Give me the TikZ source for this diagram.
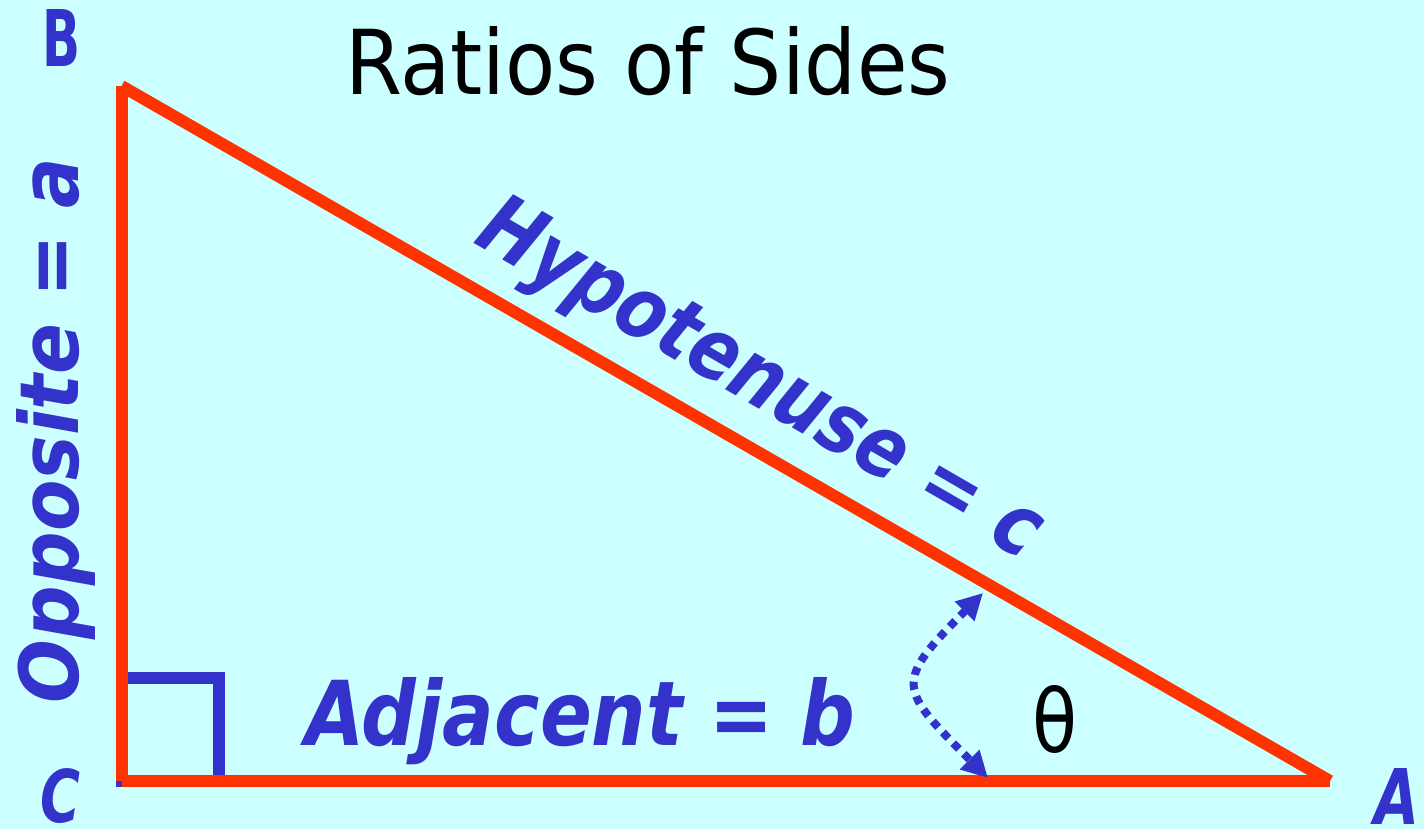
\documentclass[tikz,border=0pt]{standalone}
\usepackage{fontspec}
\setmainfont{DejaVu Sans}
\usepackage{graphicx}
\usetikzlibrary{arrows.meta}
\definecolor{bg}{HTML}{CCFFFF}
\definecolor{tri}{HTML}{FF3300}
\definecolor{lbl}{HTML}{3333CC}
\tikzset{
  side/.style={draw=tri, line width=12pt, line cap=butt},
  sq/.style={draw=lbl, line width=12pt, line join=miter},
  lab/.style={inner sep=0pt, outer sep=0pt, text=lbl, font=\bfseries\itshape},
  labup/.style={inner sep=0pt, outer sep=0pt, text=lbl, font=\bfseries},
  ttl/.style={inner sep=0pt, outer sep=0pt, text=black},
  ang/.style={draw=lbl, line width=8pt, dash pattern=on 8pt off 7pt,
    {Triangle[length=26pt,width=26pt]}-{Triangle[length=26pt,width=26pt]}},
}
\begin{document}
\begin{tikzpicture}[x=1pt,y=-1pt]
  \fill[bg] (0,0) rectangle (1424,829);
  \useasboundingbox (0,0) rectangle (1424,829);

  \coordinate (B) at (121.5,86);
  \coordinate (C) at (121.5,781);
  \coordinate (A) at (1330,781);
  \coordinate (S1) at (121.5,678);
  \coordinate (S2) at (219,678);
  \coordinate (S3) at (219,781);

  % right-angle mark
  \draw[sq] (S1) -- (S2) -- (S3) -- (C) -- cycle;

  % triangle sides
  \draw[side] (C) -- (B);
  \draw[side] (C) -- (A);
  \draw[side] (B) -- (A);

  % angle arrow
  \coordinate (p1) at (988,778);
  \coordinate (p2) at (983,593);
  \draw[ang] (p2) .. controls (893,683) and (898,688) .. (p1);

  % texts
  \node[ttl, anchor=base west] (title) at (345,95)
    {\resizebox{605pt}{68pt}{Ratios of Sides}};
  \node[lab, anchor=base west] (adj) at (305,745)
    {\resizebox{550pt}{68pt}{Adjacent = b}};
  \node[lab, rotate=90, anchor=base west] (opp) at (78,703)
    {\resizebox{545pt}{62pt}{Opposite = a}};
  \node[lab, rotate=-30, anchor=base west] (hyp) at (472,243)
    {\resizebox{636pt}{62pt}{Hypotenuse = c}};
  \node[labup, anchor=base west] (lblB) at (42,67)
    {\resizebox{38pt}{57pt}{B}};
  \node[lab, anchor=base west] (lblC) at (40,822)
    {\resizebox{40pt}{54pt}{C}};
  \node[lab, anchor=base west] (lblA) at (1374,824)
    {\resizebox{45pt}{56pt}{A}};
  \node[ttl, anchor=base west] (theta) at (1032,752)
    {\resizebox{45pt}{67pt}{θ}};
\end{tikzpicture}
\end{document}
---
● TASK DETAILS:
Quote the material in full and exactly; do not carry over its pictures.

● TASK SOLUTION:
Give me the TikZ source for this diagram.
\documentclass[tikz,border=0pt]{standalone}
\usepackage{fontspec}
\setmainfont{DejaVu Sans}
\usepackage{graphicx}
\usetikzlibrary{arrows.meta}
\definecolor{bg}{HTML}{CCFFFF}
\definecolor{tri}{HTML}{FF3300}
\definecolor{lbl}{HTML}{3333CC}
\tikzset{
  side/.style={draw=tri, line width=12pt, line cap=butt},
  sq/.style={draw=lbl, line width=12pt, line join=miter},
  lab/.style={inner sep=0pt, outer sep=0pt, text=lbl, font=\bfseries\itshape},
  labup/.style={inner sep=0pt, outer sep=0pt, text=lbl, font=\bfseries},
  ttl/.style={inner sep=0pt, outer sep=0pt, text=black},
  ang/.style={draw=lbl, line width=8pt, dash pattern=on 8pt off 7pt,
    {Triangle[length=26pt,width=26pt]}-{Triangle[length=26pt,width=26pt]}},
}
\begin{document}
\begin{tikzpicture}[x=1pt,y=-1pt]
  \fill[bg] (0,0) rectangle (1424,829);
  \useasboundingbox (0,0) rectangle (1424,829);

  \coordinate (B) at (121.5,86);
  \coordinate (C) at (121.5,781);
  \coordinate (A) at (1330,781);
  \coordinate (S1) at (121.5,678);
  \coordinate (S2) at (219,678);
  \coordinate (S3) at (219,781);

  % right-angle mark
  \draw[sq] (S1) -- (S2) -- (S3) -- (C) -- cycle;

  % triangle sides
  \draw[side] (C) -- (B);
  \draw[side] (C) -- (A);
  \draw[side] (B) -- (A);

  % angle arrow
  \coordinate (p1) at (988,778);
  \coordinate (p2) at (983,593);
  \draw[ang] (p2) .. controls (893,683) and (898,688) .. (p1);

  % texts
  \node[ttl, anchor=base west] (title) at (345,95)
    {\resizebox{605pt}{68pt}{Ratios of Sides}};
  \node[lab, anchor=base west] (adj) at (305,745)
    {\resizebox{550pt}{68pt}{Adjacent = b}};
  \node[lab, rotate=90, anchor=base west] (opp) at (78,703)
    {\resizebox{545pt}{62pt}{Opposite = a}};
  \node[lab, rotate=-30, anchor=base west] (hyp) at (472,243)
    {\resizebox{636pt}{62pt}{Hypotenuse = c}};
  \node[labup, anchor=base west] (lblB) at (42,67)
    {\resizebox{38pt}{57pt}{B}};
  \node[lab, anchor=base west] (lblC) at (40,822)
    {\resizebox{40pt}{54pt}{C}};
  \node[lab, anchor=base west] (lblA) at (1374,824)
    {\resizebox{45pt}{56pt}{A}};
  \node[ttl, anchor=base west] (theta) at (1032,752)
    {\resizebox{45pt}{67pt}{θ}};
\end{tikzpicture}
\end{document}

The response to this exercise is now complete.